Collaborating with nanochemists led by Rafal Klajn at the Weizmann Institute of Science in Israel, who found that magnetite nanocubes can self-assemble into helical superstructures under certain conditions, University of Illinois at Chicago theoretical chemist Petr Kral and his students simulated the phenomenon and explained the conditions under which it can occur. The joint study is online in Science Express in advance of print in the Sept. 5 issue of Science.
The Weizmann researchers dissolved the nanocrystals and exposed the solution to an external magnetic field. As the solution evaporated, helical chains of nanoparticles formed. Surprisingly, the spiral helices were chiral -- that is, either left- or right-handed -- despite the fact that the nanoparticles themselves are not chiral. Densely packed assemblies of helices tended to adopt the same handedness.
Kral's UIC team modeled the self-assembly to determine how helices formed in their collaborators' experiments -- and why the helices had chirality.

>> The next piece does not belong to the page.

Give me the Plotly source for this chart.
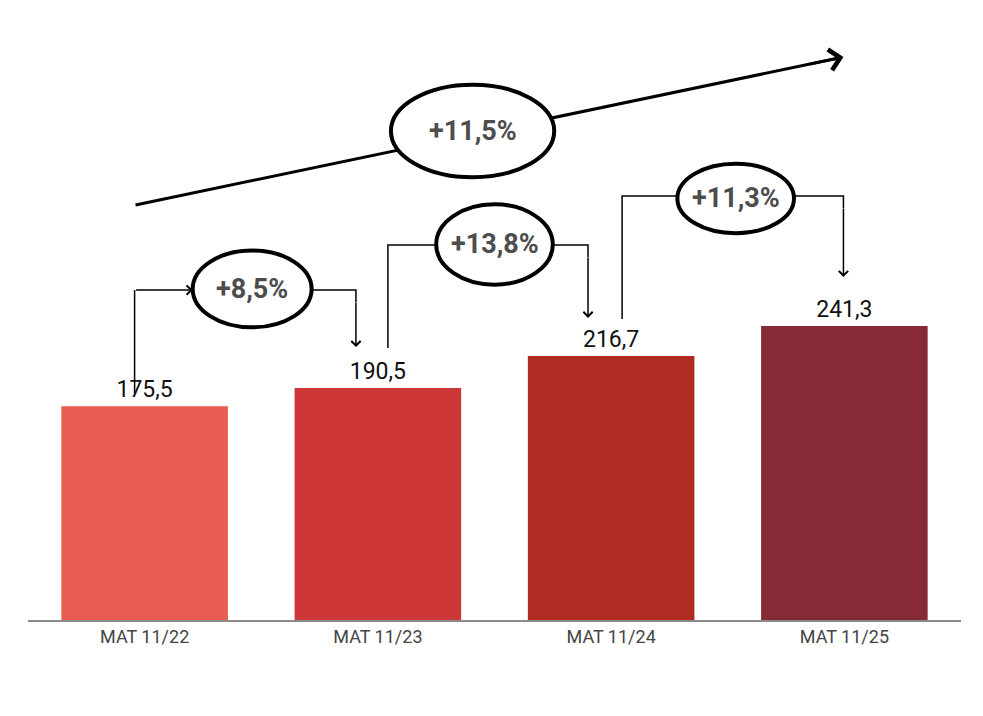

They found that the self-assembly into chiral helices is the result of the competing forces acting on them — Zeeman force from the external magnetic field, dipole-dipole magnetic force, magneto-anisotropic directional force, weakly attractive van der Waals forces, and others. The chemistry of the nanoparticle ligands, the solvent, and temperature may also play a role.
In the presence of an external magnetic field, the superparamagnetic nanocubes — which are randomly magnetic and can flip with temperature changes — became tiny magnets with different symmetries of the competing forces acting between them. As a result, when two cubes are face-to-face, they tend to tilt with respect to each other, forming a small angle to the right or left — the seed of a chiral helix, as more nanocubes line up with the first two.
Kral's analysis used a Monte Carlo computer algorithm, which relies on repeated random sampling, running simulations many times over.
"We had to write a new, efficient Monte Carlo computer code describing all the necessary terms, all the values, and then explain how the highly unusual behavior that Klajn observed – the helices' self-assembly – happens," Kral said.
Gurvinder Singh of the Weizmann Institute is first author of the paper. Elijah Gelman of the Weizmann Institute, and Henry Chan, Artem Baskin and Nikita Repnin of UIC are co-authors on the study.
The work was supported by the Israel Science Foundation grant 1463/11, the G. M. J. Schmidt-Minerva Center for Supramolecular Architectures, the Minerva Foundation with funding from the Federal German Ministry for Education and Research, National Science Foundation Division of Materials Research grant 1309765 and the American Chemical Society Petroleum Research Fund grant 53062-ND6.